╭──
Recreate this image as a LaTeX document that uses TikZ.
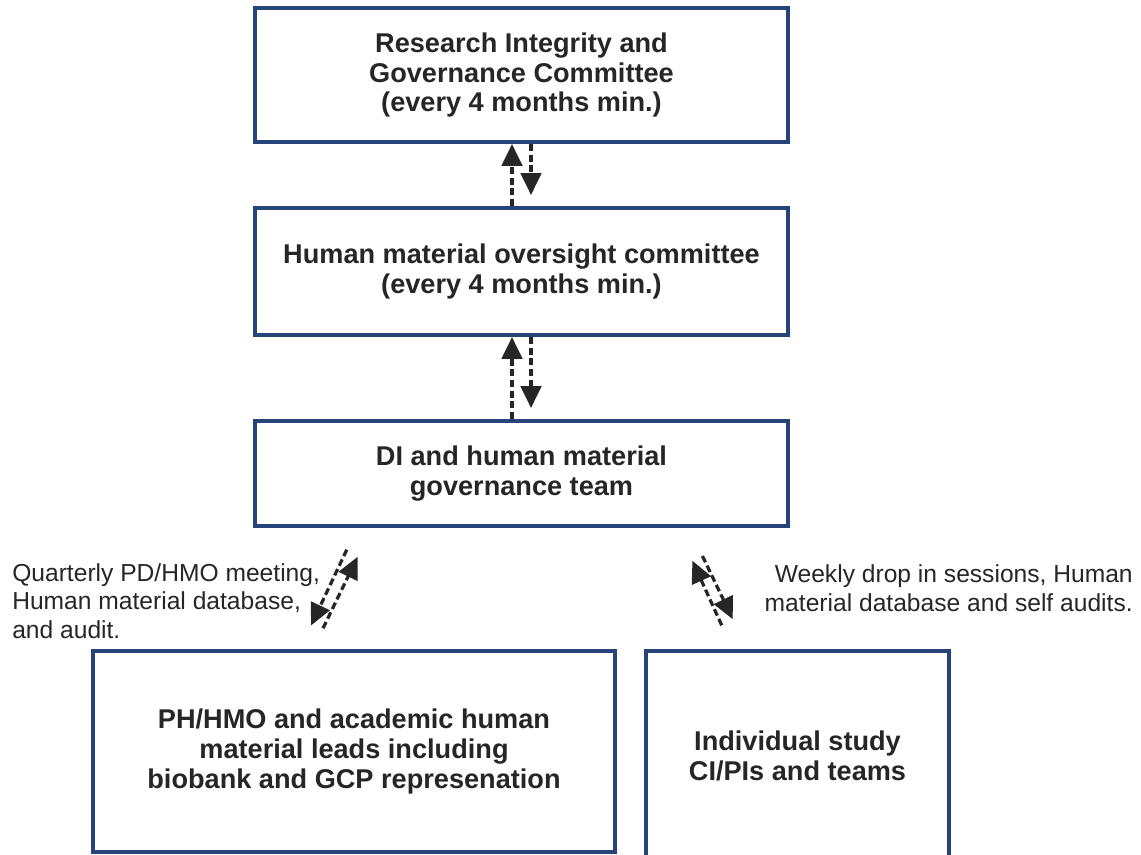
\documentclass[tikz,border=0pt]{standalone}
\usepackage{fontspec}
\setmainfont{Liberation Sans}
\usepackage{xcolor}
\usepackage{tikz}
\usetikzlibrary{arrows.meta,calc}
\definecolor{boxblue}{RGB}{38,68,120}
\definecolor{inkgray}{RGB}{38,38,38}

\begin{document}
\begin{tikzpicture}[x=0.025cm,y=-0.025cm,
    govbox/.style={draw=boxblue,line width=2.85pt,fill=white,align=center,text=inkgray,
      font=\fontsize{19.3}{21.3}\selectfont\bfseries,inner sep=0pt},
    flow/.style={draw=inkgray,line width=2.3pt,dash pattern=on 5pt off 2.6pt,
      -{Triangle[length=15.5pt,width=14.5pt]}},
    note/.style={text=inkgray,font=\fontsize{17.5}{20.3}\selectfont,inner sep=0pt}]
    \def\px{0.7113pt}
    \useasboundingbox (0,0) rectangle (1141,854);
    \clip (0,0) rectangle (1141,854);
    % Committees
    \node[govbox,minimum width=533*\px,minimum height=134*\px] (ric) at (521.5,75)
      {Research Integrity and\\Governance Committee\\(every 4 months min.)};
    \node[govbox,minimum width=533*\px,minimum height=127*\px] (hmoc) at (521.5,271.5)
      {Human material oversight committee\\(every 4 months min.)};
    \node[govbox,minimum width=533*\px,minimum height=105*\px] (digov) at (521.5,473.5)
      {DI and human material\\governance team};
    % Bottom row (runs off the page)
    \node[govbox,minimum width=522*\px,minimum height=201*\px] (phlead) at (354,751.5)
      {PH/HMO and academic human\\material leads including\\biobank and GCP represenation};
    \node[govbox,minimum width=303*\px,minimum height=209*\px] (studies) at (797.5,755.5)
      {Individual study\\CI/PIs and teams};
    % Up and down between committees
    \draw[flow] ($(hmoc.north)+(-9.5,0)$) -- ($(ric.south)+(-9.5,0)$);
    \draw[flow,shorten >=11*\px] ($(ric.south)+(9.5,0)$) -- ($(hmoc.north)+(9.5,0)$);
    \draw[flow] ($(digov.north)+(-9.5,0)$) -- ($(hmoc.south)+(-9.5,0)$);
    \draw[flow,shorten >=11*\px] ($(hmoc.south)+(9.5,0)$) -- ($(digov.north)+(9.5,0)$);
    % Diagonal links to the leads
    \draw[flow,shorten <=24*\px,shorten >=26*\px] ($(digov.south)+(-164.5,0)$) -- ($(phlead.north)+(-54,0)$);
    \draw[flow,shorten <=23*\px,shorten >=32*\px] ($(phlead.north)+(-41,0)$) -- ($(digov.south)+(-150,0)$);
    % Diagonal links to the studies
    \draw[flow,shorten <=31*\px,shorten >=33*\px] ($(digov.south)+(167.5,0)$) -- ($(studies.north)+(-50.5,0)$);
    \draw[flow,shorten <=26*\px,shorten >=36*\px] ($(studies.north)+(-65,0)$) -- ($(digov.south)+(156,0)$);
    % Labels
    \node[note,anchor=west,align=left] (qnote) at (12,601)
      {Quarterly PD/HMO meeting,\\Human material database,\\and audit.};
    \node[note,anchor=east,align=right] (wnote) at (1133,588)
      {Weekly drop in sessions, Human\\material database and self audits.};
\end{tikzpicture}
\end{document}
╰──
> _Task prompt_:
Go through the listing above and write it all out exactly, leaving out any picture.

> _Complete answer_:
Recreate this image as a LaTeX document that uses TikZ.
\documentclass[tikz,border=0pt]{standalone}
\usepackage{fontspec}
\setmainfont{Liberation Sans}
\usepackage{xcolor}
\usepackage{tikz}
\usetikzlibrary{arrows.meta,calc}
\definecolor{boxblue}{RGB}{38,68,120}
\definecolor{inkgray}{RGB}{38,38,38}

\begin{document}
\begin{tikzpicture}[x=0.025cm,y=-0.025cm,
    govbox/.style={draw=boxblue,line width=2.85pt,fill=white,align=center,text=inkgray,
      font=\fontsize{19.3}{21.3}\selectfont\bfseries,inner sep=0pt},
    flow/.style={draw=inkgray,line width=2.3pt,dash pattern=on 5pt off 2.6pt,
      -{Triangle[length=15.5pt,width=14.5pt]}},
    note/.style={text=inkgray,font=\fontsize{17.5}{20.3}\selectfont,inner sep=0pt}]
    \def\px{0.7113pt}
    \useasboundingbox (0,0) rectangle (1141,854);
    \clip (0,0) rectangle (1141,854);
    % Committees
    \node[govbox,minimum width=533*\px,minimum height=134*\px] (ric) at (521.5,75)
      {Research Integrity and\\Governance Committee\\(every 4 months min.)};
    \node[govbox,minimum width=533*\px,minimum height=127*\px] (hmoc) at (521.5,271.5)
      {Human material oversight committee\\(every 4 months min.)};
    \node[govbox,minimum width=533*\px,minimum height=105*\px] (digov) at (521.5,473.5)
      {DI and human material\\governance team};
    % Bottom row (runs off the page)
    \node[govbox,minimum width=522*\px,minimum height=201*\px] (phlead) at (354,751.5)
      {PH/HMO and academic human\\material leads including\\biobank and GCP represenation};
    \node[govbox,minimum width=303*\px,minimum height=209*\px] (studies) at (797.5,755.5)
      {Individual study\\CI/PIs and teams};
    % Up and down between committees
    \draw[flow] ($(hmoc.north)+(-9.5,0)$) -- ($(ric.south)+(-9.5,0)$);
    \draw[flow,shorten >=11*\px] ($(ric.south)+(9.5,0)$) -- ($(hmoc.north)+(9.5,0)$);
    \draw[flow] ($(digov.north)+(-9.5,0)$) -- ($(hmoc.south)+(-9.5,0)$);
    \draw[flow,shorten >=11*\px] ($(hmoc.south)+(9.5,0)$) -- ($(digov.north)+(9.5,0)$);
    % Diagonal links to the leads
    \draw[flow,shorten <=24*\px,shorten >=26*\px] ($(digov.south)+(-164.5,0)$) -- ($(phlead.north)+(-54,0)$);
    \draw[flow,shorten <=23*\px,shorten >=32*\px] ($(phlead.north)+(-41,0)$) -- ($(digov.south)+(-150,0)$);
    % Diagonal links to the studies
    \draw[flow,shorten <=31*\px,shorten >=33*\px] ($(digov.south)+(167.5,0)$) -- ($(studies.north)+(-50.5,0)$);
    \draw[flow,shorten <=26*\px,shorten >=36*\px] ($(studies.north)+(-65,0)$) -- ($(digov.south)+(156,0)$);
    % Labels
    \node[note,anchor=west,align=left] (qnote) at (12,601)
      {Quarterly PD/HMO meeting,\\Human material database,\\and audit.};
    \node[note,anchor=east,align=right] (wnote) at (1133,588)
      {Weekly drop in sessions, Human\\material database and self audits.};
\end{tikzpicture}
\end{document}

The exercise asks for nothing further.